====== SOURCE EXCERPT ======

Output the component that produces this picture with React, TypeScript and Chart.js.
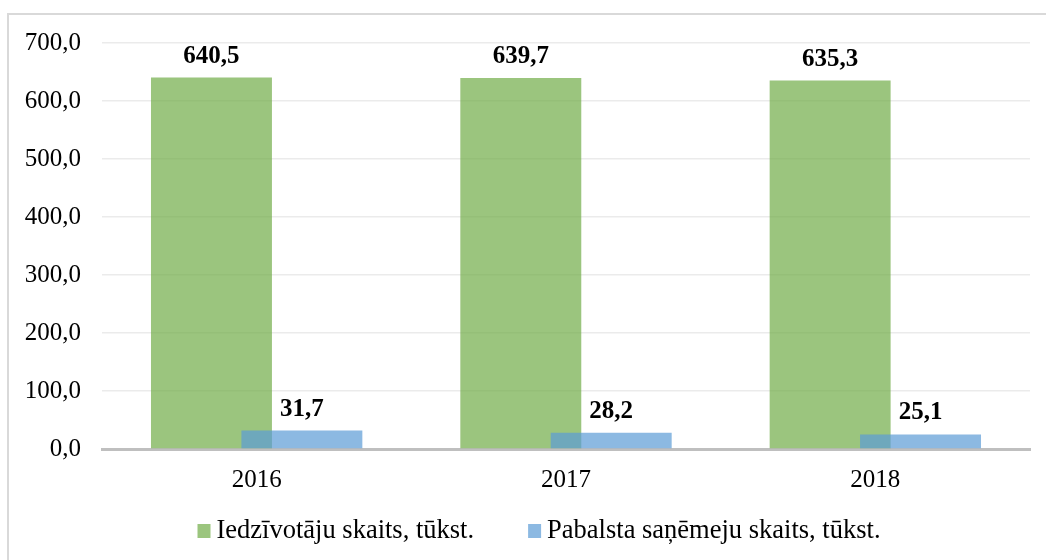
import React, { useEffect, useRef } from "react";
import { Chart, registerables } from "chart.js";

Chart.register(...registerables);

const years = ["2016", "2017", "2018"];
const residents = [640.5, 639.7, 635.3];
const recipients = [31.7, 28.2, 25.1];
const seriesNames = ["Iedzīvotāju skaits, tūkst.", "Pabalsta saņēmeju skaits, tūkst."];
const yTicks = [0, 100, 200, 300, 400, 500, 600, 700];

const GREEN = "rgba(112,173,71,0.7)";
const BLUE = "rgba(91,155,213,0.7)";
const FONT = "'Liberation Serif', 'Times New Roman', serif";
const FS = 25;
const LEGEND_FS = 26.5;

const fmt = (v: number) => v.toFixed(1).replace(".", ",");

// draw the second series after the first so it overlaps on top
const drawOrderPlugin = {
  id: "drawOrder",
  beforeDatasetDraw(chart: any, args: any) {
    if (args.index === 1 && !chart.$drawingTop) return false;
    return true;
  },
  afterDatasetsDraw(chart: any) {
    const meta = chart.getDatasetMeta(1);
    chart.$drawingTop = true;
    const ctx = chart.ctx;
    ctx.save();
    meta.controller.draw();
    ctx.restore();
    chart.$drawingTop = false;
  },
};

const dataLabelPlugin = {
  id: "dataLabels",
  afterDatasetsDraw(chart: any) {
    const ctx = chart.ctx;
    ctx.save();
    ctx.font = `bold ${FS}px ${FONT}`;
    ctx.fillStyle = "#000";
    ctx.textAlign = "center";
    ctx.textBaseline = "alphabetic";
    chart.data.datasets.forEach((ds: any, i: number) => {
      const meta = chart.getDatasetMeta(i);
      meta.data.forEach((bar: any, j: number) => {
        ctx.fillText(fmt(ds.data[j]), bar.x, bar.y - 15);
      });
    });
    ctx.restore();
  },
};

const legendPlugin = {
  id: "customLegend",
  afterDraw(chart: any) {
    const ctx = chart.ctx;
    ctx.save();
    ctx.font = `${LEGEND_FS}px ${FONT}`;
    ctx.textBaseline = "alphabetic";
    ctx.textAlign = "left";
    const boxW = 13, boxH = 14, gapText = 6, gapItem = 54;
    const items = chart.data.datasets.map((d: any) => ({ text: d.label, color: d.backgroundColor }));
    const widths = items.map((it: any) => boxW + gapText + ctx.measureText(it.text).width);
    const total = widths.reduce((a: number, b: number) => a + b, 0) + gapItem * (items.length - 1);
    const cx = 539;
    const boxCy = 531;
    const baseline = 538;
    let x = cx - total / 2;
    items.forEach((it: any, i: number) => {
      ctx.fillStyle = it.color;
      ctx.fillRect(x, boxCy - boxH / 2, boxW, boxH);
      ctx.fillStyle = "#000";
      ctx.fillText(it.text, x + boxW + gapText, baseline);
      x += widths[i] + gapItem;
    });
    ctx.restore();
  },
};

export default function App() {
  const ref = useRef<HTMLCanvasElement>(null);
  useEffect(() => {
    if (!ref.current) return;
    const chart = new Chart(ref.current, {
      type: "bar",
      data: {
        labels: years,
        datasets: [
          {
            label: seriesNames[0],
            data: residents,
            backgroundColor: GREEN,
            categoryPercentage: 0.5845,
            barPercentage: 1.338,
          },
          {
            label: seriesNames[1],
            data: recipients,
            backgroundColor: BLUE,
            categoryPercentage: 0.5845,
            barPercentage: 1.338,
          },
        ],
      },
      options: {
        responsive: false,
        animation: false,
        layout: { padding: { left: 0, right: 16, top: 43, bottom: 0 } },
        plugins: {
          legend: { display: false },
          tooltip: { enabled: false },
        },
        scales: {
          x: {
            grid: { display: false },
            border: { display: true, color: "#bfbfbf", width: 3 },
            ticks: { color: "#000", font: { family: FONT, size: FS }, padding: 8 },
            afterFit: (s: any) => { s.height = 111; },
          },
          y: {
            min: 0,
            max: 700,
            afterBuildTicks: (s: any) => { s.ticks = yTicks.map((v) => ({ value: v })); },
            ticks: {
              color: "#000",
              font: { family: FONT, size: FS },
              padding: 21,
              callback: (v: any) => fmt(Number(v)),
            },
            grid: { color: "#ebebeb", lineWidth: 1.5, drawTicks: false },
            border: { display: false },
            afterFit: (s: any) => { s.width = 102; },
          },
        },
      },
      plugins: [drawOrderPlugin, dataLabelPlugin, legendPlugin],
    });
    return () => chart.destroy();
  }, []);
  return (
    <div>
      <div
        style={{
          position: "fixed",
          left: 7,
          top: 13,
          width: 1100,
          height: 600,
          borderLeft: "2px solid #d9d9d9",
          borderTop: "2px solid #d9d9d9",
          boxSizing: "border-box",
        }}
      />
      <canvas
        ref={ref}
        width={1046}
        height={560}
        style={{ position: "fixed", left: 0, top: 0, width: 1046, height: 560 }}
      />
    </div>
  );
}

======

▶ WRITTEN REQUEST
Set down again, exactly, the lines of the material above from its first line to the one with "Chart.register(...registerables);", inclusive. Leave the pictures out.

▶ FINISHED TASK
Output the component that produces this picture with React, TypeScript and Chart.js.
import React, { useEffect, useRef } from "react";
import { Chart, registerables } from "chart.js";

Chart.register(...registerables);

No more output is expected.